SHORT PROBLEM: Leave out the pictures, and return only the lines running from the one that contains "Convert this chart" to the one that contains "const yTicks = [30, 35, 40, 45, 50, 55];", both included, exactly as they appear.

DATA FOR THIS EXERCISE:
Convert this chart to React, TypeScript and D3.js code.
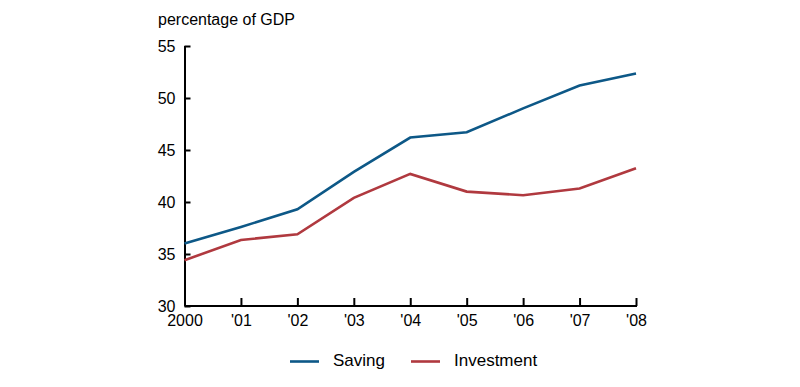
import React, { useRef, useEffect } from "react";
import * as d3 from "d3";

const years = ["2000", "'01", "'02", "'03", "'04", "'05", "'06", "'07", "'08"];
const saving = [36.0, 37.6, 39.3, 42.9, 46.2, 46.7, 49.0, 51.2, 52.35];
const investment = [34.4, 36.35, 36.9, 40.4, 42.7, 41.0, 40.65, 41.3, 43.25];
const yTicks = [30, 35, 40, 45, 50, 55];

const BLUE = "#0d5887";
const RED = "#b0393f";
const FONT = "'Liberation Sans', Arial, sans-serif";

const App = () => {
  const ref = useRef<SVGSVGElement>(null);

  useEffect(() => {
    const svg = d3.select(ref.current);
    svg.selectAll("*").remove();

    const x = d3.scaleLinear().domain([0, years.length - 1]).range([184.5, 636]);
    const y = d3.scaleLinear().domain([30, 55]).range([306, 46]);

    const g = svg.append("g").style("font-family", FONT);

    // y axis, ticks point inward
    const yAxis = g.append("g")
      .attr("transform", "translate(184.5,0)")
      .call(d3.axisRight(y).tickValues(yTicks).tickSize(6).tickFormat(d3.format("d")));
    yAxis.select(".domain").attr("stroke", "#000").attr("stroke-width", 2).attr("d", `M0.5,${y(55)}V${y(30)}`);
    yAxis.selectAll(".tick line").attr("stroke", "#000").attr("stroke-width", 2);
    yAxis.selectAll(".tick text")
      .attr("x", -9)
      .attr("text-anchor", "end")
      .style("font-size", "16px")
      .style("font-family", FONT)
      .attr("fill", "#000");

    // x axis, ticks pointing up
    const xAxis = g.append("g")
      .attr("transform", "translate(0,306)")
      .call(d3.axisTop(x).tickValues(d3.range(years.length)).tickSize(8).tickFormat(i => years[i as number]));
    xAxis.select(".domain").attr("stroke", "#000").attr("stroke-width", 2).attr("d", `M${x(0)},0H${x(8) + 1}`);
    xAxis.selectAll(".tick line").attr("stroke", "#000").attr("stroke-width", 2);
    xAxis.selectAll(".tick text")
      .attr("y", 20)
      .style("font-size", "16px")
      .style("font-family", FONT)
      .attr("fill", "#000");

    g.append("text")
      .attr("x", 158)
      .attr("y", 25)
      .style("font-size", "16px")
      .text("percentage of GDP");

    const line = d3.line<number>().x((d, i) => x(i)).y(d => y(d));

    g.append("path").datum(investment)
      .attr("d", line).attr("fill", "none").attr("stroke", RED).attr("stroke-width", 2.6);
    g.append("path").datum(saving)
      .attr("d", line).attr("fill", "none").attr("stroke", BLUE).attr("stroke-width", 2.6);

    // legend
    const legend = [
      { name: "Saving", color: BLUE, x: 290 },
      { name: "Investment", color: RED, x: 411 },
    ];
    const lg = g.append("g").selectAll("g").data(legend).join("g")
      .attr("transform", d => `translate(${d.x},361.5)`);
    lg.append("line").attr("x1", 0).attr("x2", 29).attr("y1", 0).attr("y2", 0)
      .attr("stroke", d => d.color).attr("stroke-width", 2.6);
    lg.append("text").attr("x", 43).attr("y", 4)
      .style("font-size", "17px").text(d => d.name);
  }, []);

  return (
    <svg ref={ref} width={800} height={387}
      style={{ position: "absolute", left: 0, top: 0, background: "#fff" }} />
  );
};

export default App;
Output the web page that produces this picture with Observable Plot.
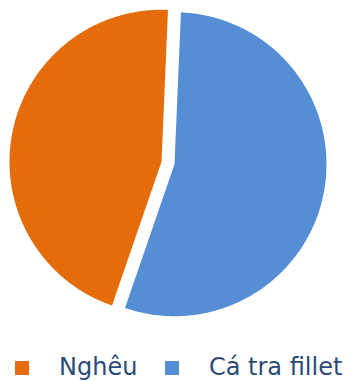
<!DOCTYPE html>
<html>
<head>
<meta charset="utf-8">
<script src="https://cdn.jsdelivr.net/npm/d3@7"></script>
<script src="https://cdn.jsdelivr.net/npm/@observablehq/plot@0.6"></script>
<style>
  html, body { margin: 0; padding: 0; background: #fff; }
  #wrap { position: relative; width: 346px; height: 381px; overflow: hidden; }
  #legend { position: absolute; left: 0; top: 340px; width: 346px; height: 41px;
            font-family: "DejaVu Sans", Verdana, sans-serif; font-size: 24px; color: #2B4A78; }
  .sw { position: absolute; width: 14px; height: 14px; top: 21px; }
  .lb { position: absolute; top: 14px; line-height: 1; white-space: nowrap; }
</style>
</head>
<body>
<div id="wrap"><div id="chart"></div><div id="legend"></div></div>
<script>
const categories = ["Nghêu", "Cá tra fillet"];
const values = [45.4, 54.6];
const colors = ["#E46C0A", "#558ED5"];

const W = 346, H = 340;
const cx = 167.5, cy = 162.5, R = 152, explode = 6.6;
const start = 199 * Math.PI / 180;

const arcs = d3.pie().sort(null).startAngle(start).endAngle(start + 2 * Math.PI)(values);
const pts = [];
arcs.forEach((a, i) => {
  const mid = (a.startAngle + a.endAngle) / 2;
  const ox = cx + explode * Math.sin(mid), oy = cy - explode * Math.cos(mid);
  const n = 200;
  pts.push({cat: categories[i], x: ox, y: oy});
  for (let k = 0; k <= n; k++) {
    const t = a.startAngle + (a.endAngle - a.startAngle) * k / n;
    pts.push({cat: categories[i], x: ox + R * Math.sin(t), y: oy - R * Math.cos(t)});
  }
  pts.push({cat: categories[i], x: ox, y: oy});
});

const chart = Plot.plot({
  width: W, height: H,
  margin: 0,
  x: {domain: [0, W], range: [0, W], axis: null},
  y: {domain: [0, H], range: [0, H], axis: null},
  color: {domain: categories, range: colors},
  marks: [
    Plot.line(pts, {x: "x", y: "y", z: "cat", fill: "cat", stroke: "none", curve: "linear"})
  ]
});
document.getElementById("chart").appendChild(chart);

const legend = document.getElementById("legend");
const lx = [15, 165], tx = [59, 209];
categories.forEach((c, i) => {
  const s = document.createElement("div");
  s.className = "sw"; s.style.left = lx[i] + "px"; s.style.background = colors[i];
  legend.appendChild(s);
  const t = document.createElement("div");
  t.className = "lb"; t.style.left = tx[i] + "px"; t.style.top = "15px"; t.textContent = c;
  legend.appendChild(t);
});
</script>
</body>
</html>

==

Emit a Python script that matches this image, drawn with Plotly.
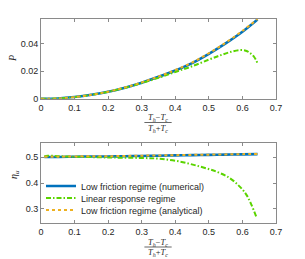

RESULT FOR THIS EXERCISE:
Convert this chart to React, TypeScript and D3.js code.
import React, { useRef, useEffect } from "react";
import * as d3 from "d3";

const years = ["2000", "'01", "'02", "'03", "'04", "'05", "'06", "'07", "'08"];
const saving = [36.0, 37.6, 39.3, 42.9, 46.2, 46.7, 49.0, 51.2, 52.35];
const investment = [34.4, 36.35, 36.9, 40.4, 42.7, 41.0, 40.65, 41.3, 43.25];
const yTicks = [30, 35, 40, 45, 50, 55];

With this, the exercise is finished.